Cloud control, local rules: data sovereignty shapes the next phase of internet infrastructure

Data sovereignty has moved from a technical preference to a business requirement, as companies face tighter rules on where data sits and how it is handled. Across Europe, the General Data Protection Regulation has made jurisdiction and data locality central to how organisations design their systems, forcing a rethink of cloud infrastructure that was once built for convenience over control.

For many developers and enterprises, the shift is practical rather than philosophical. Regulations now require clarity on where user data is processed and stored, and that clarity must stand up to scrutiny. This has created pressure on companies operating across borders, particularly those relying on global cloud providers whose infrastructure often spans multiple regions without strict localisation guarantees.

The demand is straightforward. Businesses want to choose where their data lives. They want infrastructure that can align with national or regional rules without adding layers of complexity or cost. In Europe, this often translates into keeping data within specific countries or within the broader EU, depending on regulatory and operational needs.
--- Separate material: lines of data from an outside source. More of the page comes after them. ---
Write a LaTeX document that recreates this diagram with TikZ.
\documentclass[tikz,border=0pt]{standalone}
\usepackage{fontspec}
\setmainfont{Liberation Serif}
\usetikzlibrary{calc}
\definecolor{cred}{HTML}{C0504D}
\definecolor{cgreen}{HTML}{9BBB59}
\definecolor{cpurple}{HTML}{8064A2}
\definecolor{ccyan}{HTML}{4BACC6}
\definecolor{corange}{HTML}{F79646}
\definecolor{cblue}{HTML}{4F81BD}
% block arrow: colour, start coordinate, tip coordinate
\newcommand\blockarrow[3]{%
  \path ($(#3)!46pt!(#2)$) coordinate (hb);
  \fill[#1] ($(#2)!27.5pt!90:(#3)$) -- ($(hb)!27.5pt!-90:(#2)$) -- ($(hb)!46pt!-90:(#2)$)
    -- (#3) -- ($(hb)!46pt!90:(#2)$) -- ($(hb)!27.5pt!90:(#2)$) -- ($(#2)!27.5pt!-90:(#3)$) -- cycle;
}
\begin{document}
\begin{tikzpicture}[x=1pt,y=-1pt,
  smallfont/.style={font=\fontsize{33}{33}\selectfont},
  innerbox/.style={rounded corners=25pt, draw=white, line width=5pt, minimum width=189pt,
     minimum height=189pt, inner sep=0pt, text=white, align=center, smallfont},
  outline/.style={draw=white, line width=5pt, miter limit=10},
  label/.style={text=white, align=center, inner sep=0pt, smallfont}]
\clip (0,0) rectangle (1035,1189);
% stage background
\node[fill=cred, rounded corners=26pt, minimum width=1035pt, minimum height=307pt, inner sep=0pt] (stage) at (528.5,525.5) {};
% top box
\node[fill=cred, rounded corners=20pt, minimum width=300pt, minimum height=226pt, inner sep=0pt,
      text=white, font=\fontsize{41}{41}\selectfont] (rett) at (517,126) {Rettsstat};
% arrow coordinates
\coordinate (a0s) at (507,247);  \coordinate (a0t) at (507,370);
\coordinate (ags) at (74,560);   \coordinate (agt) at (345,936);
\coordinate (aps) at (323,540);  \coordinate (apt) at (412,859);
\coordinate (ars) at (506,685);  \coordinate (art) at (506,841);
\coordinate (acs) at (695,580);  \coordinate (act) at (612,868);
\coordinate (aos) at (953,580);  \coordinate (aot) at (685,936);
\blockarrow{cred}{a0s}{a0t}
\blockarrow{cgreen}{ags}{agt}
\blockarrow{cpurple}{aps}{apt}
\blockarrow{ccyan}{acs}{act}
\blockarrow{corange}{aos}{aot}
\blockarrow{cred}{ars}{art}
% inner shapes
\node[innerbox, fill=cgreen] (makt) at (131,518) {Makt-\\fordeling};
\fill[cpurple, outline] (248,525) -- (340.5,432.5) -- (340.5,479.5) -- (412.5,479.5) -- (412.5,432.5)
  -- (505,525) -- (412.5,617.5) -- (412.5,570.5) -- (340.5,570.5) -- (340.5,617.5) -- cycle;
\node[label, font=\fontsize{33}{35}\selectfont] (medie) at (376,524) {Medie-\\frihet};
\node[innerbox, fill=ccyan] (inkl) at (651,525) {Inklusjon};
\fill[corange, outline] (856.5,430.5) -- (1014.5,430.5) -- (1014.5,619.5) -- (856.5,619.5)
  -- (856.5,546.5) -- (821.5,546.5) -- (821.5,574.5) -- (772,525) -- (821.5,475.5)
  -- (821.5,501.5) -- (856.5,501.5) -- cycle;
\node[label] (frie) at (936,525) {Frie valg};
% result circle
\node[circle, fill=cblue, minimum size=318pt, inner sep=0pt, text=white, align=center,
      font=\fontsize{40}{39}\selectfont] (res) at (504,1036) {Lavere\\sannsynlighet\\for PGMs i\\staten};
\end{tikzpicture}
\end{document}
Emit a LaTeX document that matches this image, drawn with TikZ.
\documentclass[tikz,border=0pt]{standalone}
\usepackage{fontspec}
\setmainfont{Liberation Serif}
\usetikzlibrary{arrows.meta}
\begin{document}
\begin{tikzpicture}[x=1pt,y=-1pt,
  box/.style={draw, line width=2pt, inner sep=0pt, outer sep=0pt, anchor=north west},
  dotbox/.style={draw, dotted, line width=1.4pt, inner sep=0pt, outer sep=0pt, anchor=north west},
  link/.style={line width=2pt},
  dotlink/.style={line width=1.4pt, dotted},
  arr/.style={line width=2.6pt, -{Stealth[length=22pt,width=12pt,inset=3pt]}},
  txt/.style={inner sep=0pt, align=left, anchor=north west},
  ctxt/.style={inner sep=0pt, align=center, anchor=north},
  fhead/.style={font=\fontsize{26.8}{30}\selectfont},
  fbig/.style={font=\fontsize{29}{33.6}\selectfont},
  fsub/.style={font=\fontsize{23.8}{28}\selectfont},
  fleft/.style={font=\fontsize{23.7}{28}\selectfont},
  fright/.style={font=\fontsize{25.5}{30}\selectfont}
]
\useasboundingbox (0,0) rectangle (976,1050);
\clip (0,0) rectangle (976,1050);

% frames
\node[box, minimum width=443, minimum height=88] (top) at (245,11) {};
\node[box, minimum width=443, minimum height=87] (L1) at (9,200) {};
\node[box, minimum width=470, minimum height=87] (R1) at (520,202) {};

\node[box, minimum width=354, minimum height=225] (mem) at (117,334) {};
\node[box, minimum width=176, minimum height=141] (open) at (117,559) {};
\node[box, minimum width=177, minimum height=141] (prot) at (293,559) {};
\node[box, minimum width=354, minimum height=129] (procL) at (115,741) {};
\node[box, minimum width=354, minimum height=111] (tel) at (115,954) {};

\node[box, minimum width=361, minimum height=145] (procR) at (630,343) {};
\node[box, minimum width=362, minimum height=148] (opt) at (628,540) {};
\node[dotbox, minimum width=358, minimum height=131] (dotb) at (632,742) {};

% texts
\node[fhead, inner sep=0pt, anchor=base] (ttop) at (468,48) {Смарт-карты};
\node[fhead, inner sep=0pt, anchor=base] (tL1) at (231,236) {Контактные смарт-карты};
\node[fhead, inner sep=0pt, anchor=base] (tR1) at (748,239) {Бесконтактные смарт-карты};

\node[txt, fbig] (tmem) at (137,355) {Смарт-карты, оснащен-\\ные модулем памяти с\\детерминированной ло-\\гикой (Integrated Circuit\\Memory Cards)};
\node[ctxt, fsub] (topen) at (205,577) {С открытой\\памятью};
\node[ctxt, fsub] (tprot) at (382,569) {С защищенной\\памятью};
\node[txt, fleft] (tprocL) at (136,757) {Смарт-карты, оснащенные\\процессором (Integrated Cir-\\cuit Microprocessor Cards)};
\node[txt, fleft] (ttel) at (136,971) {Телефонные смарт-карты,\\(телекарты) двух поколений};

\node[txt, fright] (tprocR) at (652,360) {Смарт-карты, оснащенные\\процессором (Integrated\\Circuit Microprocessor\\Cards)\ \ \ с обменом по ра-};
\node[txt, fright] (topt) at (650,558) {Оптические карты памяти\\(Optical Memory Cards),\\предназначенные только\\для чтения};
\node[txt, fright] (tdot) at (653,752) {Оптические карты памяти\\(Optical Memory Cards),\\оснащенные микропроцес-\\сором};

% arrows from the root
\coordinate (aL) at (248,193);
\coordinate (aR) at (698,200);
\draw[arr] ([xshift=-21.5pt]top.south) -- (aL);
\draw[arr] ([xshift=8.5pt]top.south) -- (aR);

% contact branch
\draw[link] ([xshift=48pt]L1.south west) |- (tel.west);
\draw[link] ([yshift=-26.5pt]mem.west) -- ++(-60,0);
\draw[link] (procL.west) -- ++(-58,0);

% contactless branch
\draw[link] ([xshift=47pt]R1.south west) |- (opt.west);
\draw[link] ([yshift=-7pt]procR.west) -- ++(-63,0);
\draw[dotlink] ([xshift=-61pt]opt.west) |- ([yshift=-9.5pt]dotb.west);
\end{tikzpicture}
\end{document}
That expectation is shaping new approaches to cloud architecture. Instead of centralised systems that distribute data wherever capacity is available, there is a growing push towards configurable environments that allow developers to define geographic boundaries at a granular level. The idea is to give organisations control without forcing them to rebuild their systems from scratch.

Cloud Engines are emerging as one response to this shift. Designed to offer flexibility and customisation, they aim to let businesses tailor infrastructure to meet local compliance requirements while maintaining performance. The focus is on enabling developers to specify where nodes are located and how data flows between them, aligning infrastructure decisions more closely with legal obligations.

Dominic Williams, Founder and Chief Scientist at DFINITY Foundation, has framed the issue in direct terms, pointing to the need for precise geographic control. His remarks reflect a broader industry sentiment that compliance cannot be treated as an afterthought. Instead, it must be built into the architecture itself.

This shift is not without trade-offs. Greater control over data location can introduce complexity in system design and may affect latency or cost efficiency, particularly for companies used to globally distributed infrastructure. There is also the question of interoperability, as more localised systems may challenge the seamless data flows that have defined the internet for decades.

Still, the direction is clear. Regulatory expectations are unlikely to loosen, and businesses are adjusting accordingly. Infrastructure providers are being pushed to offer tools that reconcile global scalability with local compliance, a balance that was less urgent in earlier phases of cloud adoption.

For developers, the change brings both constraints and opportunities. While compliance requirements add new layers to system design, they also open the door to more tailored solutions that align closely with user expectations and legal frameworks. For enterprises, the ability to demonstrate control over data is becoming part of maintaining trust with customers and regulators alike.

Data sovereignty is no longer a niche concern. It is shaping how infrastructure is built, how services are delivered, and how companies operate across borders. As tools like Cloud Engines gain traction, the conversation is shifting from whether localisation is needed to how precisely it can be achieved.